Notifications popped up on her device as she finished her current scan. Another pair of matches had been found. She brought up the results, and her jaw dropped. Sarah has a parent on the ship!
The replaced CO2 scrubbers held out as the rescue ships arrived to collect survivors. Riordan had added to the dwindling O2 supply by cutting the mouth valves off the breather canisters and directly venting the O2, increasing the percentage of available oxygen in the air to reduce the strain on the already overtaxed life support system. It likely didn’t do much but it made him feel better about the situation.
Riordan leaned heavily on the catwalk railing above the cargo bay, marveling at the mess left behind. Bloody bandages, food wrappers, and the occasional personal item littered every surface. The ship was eerily quiet now. Only the steady hum of ship systems kept the silence from being complete. He heard someone approaching and wearily turned to face them. It could only be one person, Glori, who decided to stay on with him rather than board a rescue ship. What he saw on her face surprised him; hope and excitement. It was a nice change from the grim determination of the past few hours. He noticed her medical scanner. She held it out to him wordlessly, one hand covering her mouth as a tear rolled down her cheek.

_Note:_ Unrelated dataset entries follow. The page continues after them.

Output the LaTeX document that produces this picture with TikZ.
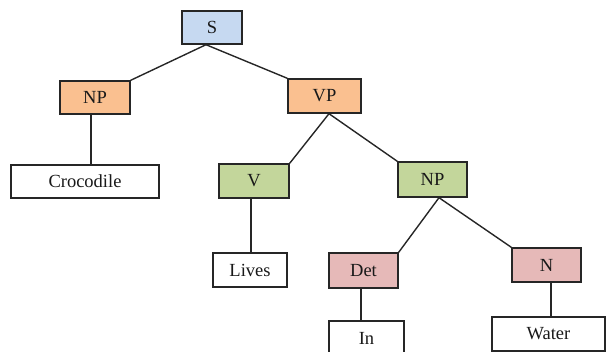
\documentclass[tikz,border=0pt]{standalone}
\usepackage{fontspec}
\setmainfont{Liberation Serif}
\definecolor{sblue}{HTML}{C6D9F1}
\definecolor{porange}{HTML}{FAC090}
\definecolor{vgreen}{HTML}{C3D69B}
\definecolor{dpink}{HTML}{E6B9B8}
\definecolor{edge}{HTML}{262626}
\begin{document}
\begin{tikzpicture}[x=1pt,y=-1pt,
  box/.style={draw=edge,line width=1.4pt,rectangle,inner sep=0pt,
    font=\fontsize{18.5}{21}\selectfont,text=black!90},
  link/.style={draw=edge,line width=1.4pt}]
\useasboundingbox (0,0) rectangle (606,352);
\node[box,fill=sblue,minimum width=60pt,minimum height=33pt] (S) at (212,27.5) {S};
\node[box,fill=porange,minimum width=70pt,minimum height=33pt] (NPa) at (95,97.5) {NP};
\node[box,fill=white,minimum width=148pt,minimum height=33pt] (Croc) at (85,181.5) {Crocodile};
\node[box,fill=porange,minimum width=73pt,minimum height=34pt] (VP) at (324.5,96) {VP};
\node[box,fill=vgreen,minimum width=70pt,minimum height=34pt] (V) at (254,181) {V};
\node[box,fill=vgreen,minimum width=69pt,minimum height=35pt] (NPb) at (432.5,179.5) {NP};
\node[box,fill=white,minimum width=74pt,minimum height=34pt] (Lives) at (250,270) {Lives};
\node[box,fill=dpink,minimum width=69pt,minimum height=35pt] (Det) at (363.5,270.5) {Det};
\node[box,fill=dpink,minimum width=69pt,minimum height=34pt] (N) at (546.5,265) {N};
\node[box,fill=white,minimum width=75pt,minimum height=34pt] (In) at (366.5,338) {In};
\node[box,fill=white,minimum width=113pt,minimum height=34pt] (Water) at (548.5,334) {Water};
\draw[link] ([xshift=-6pt]S.south) -- (NPa.north east);
\draw[link] ([xshift=-6pt]S.south) -- (VP.north west);
\draw[link] ([xshift=4.5pt]VP.south) -- (V.north east);
\draw[link] ([xshift=4.5pt]VP.south) -- (NPb.north west);
\draw[link] ([xshift=6.5pt]NPb.south) -- (Det.north east);
\draw[link] ([xshift=6.5pt]NPb.south) -- (N.north west);
\draw[link] ([xshift=-4pt]NPa.south) -- ([xshift=-4pt]NPa.south |- Croc.north);
\draw[link] ([xshift=-3pt]V.south) -- ([xshift=-3pt]V.south |- Lives.north);
\draw[link] ([xshift=-2.5pt]Det.south) -- ([xshift=-2.5pt]Det.south |- In.north);
\draw[link] ([xshift=4.5pt]N.south) -- ([xshift=4.5pt]N.south |- Water.north);
\end{tikzpicture}
\end{document}
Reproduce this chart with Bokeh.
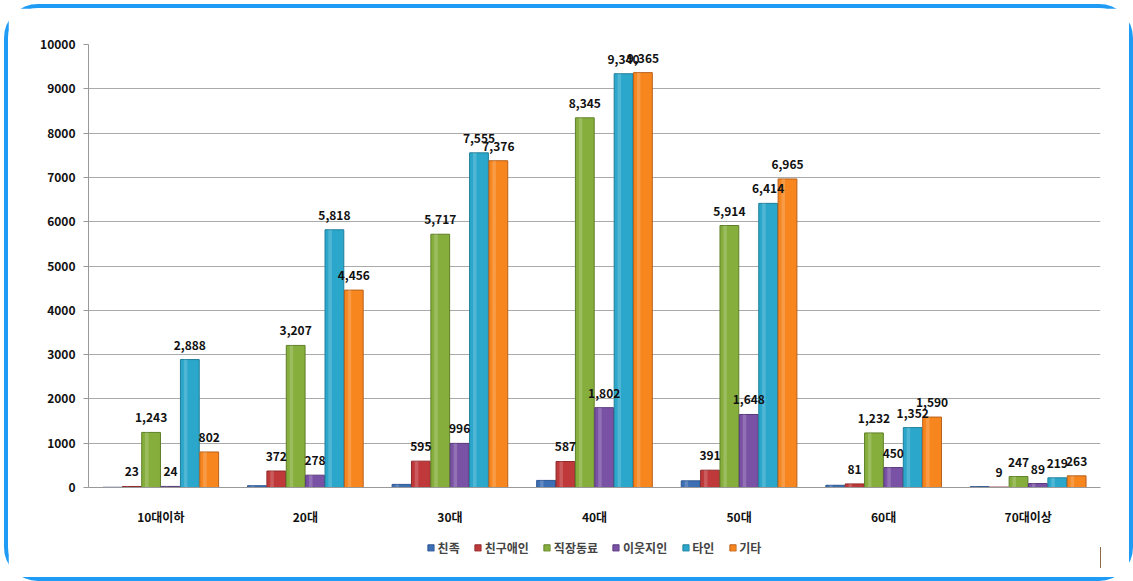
from bokeh.plotting import figure
from bokeh.layouts import column
from bokeh.models import ColumnDataSource, FactorRange, Legend, LegendItem, SingleIntervalTicker
from bokeh.transform import dodge
from bokeh.embed import file_html
from bokeh.resources import INLINE
from bokeh.core.properties import value

categories = ["10대이하", "20대", "30대", "40대", "50대", "60대", "70대이상"]
series_names = ["친족", "친구애인", "직장동료", "이웃지인", "타인", "기타"]
s_chinjok = [5, 40, 70, 160, 150, 50, 20]
s_friend = [23, 372, 595, 587, 391, 81, 9]
s_work = [1243, 3207, 5717, 8345, 5914, 1232, 247]
s_neighbor = [24, 278, 996, 1802, 1648, 450, 89]
s_stranger = [2888, 5818, 7555, 9340, 6414, 1352, 219]
s_other = [802, 4456, 7376, 9365, 6965, 1590, 263]
show_labels = [False, True, True, True, True, True]

colors = ["#3D6FB5", "#C0393A", "#86AE3C", "#7A52A5", "#2BA7CB", "#F7861E"]
edges = ["#2C5590", "#8E2A2A", "#5F7F28", "#58397A", "#1F7F9A", "#B8601A"]
series = [s_chinjok, s_friend, s_work, s_neighbor, s_stranger, s_other]

FONT = "Noto Sans CJK KR"

p = figure(x_range=FactorRange(*categories, range_padding=0), y_range=(0, 10000),
           width=1121, height=519, output_backend="svg", toolbar_location=None,
           min_border_left=80, min_border_right=29, min_border_top=36, min_border_bottom=40)
p.outline_line_color = None
p.background_fill_color = "white"

bw = 0.134
srcs = []
for i, (name, vals) in enumerate(zip(series_names, series)):
    off = (i - 2.5) * bw
    src = ColumnDataSource(dict(x=categories, top=vals,
                                lab=[f"{v:,}" for v in vals]))
    srcs.append((off, src))
    p.vbar(x=dodge("x", off, range=p.x_range), top="top", width=bw * 0.97, source=src,
           fill_color=colors[i], line_color=edges[i], line_width=1)
    p.vbar(x=dodge("x", off - bw * 0.22, range=p.x_range), top="top", width=bw * 0.18, source=src,
           fill_color="white", fill_alpha=0.18, line_color=None)

for i, (off, src) in enumerate(srcs):
    if show_labels[i]:
        p.text(x=dodge("x", off, range=p.x_range), y="top", text="lab", source=src,
               text_align="center", text_baseline="bottom", y_offset=-10,
               text_font=value(FONT), text_font_style="bold", text_font_size="12px",
               text_color="#111111")

p.yaxis.ticker = SingleIntervalTicker(interval=1000)
p.yaxis.major_label_text_font = FONT
p.yaxis.major_label_text_font_style = "bold"
p.yaxis.major_label_text_font_size = "12px"
p.yaxis.major_label_text_color = "#111111"
p.yaxis.axis_line_color = "#999999"
p.yaxis.major_tick_line_color = "#999999"
p.yaxis.major_tick_out = 5
p.yaxis.major_tick_in = 0
p.yaxis.minor_tick_line_color = None
p.yaxis.major_label_standoff = 8

p.xaxis.major_label_text_font = FONT
p.xaxis.major_label_text_font_style = "bold"
p.xaxis.major_label_text_font_size = "12px"
p.xaxis.major_label_text_color = "#111111"
p.xaxis.axis_line_color = "#999999"
p.xaxis.major_tick_line_color = None
p.xaxis.major_label_standoff = 14

p.xgrid.grid_line_color = None
p.ygrid.grid_line_color = "#AAAAAA"
p.ygrid.grid_line_width = 1

# legend strip
lf = figure(width=1121, height=50, x_range=(0, 1), y_range=(0, 1), output_backend="svg",
            toolbar_location=None, min_border_left=10, min_border_right=0,
            min_border_top=0, min_border_bottom=10)
lf.axis.visible = False
lf.grid.visible = False
lf.outline_line_color = None
items = []
for i, name in enumerate(series_names):
    r = lf.vbar(x=[5], top=[0.5], width=0.1, fill_color=colors[i], line_color=edges[i])
    items.append(LegendItem(label=name, renderers=[r]))
legend = Legend(items=items, orientation="horizontal", location="center",
                label_text_font=FONT, label_text_font_style="bold", label_text_font_size="12px",
                glyph_width=8, glyph_height=8, label_standoff=3, spacing=14,
                border_line_color=None, background_fill_alpha=0, padding=0, margin=0)
lf.add_layout(legend)

layout = column(p, lf, spacing=0)
layout.margin = (4, 0, 0, 4)
layout.styles = {"border": "4px solid #1E9BF5", "border-radius": "34px"}

open("out.html", "w").write(file_html(layout, INLINE))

“What is it?” He asked, concerned. He reviewed the data.
“You put a medical tracker in your husband?”
“Yes. He never had the time for a check-up, and it lets me keep track of his health, diet, etc."
“This means Jaisen wasn’t on the station? Where was he?”
“I don’t know, but that shows he left the station shortly before the first explosion. The last ping on his tracker was on the docking arm. Maybe he got a pickup job at another station or planet?”
“Wouldn’t he have left you a message or something?” Riordan asked, handing her back the scanner.
“Maybe he did, but I didn’t get it. A ship did leave the station about the same time he did, but the records are lost with the station. They weren’t uploaded to the Q-Net in time. I was woken from a dead sleep by the first explosion. I barely had time to dress and grab my emergency kit.” She barely choked back emotion. “He’s alive, Atticus!”
He returned her frantic hug, genuinely excited at the news. She pulled back, her face sobering.
“There’s something else.” She tapped the screen of the scanner and handed it back to him.
Curious, he looks at the screen. “Hijo de Puta! Please tell me you haven’t told her!”
“No, I came straight to you about it. She doesn’t know? What’s going on?”
“She can’t know, it’s complicated. None of it’s her fault and now isn’t the time, is it?”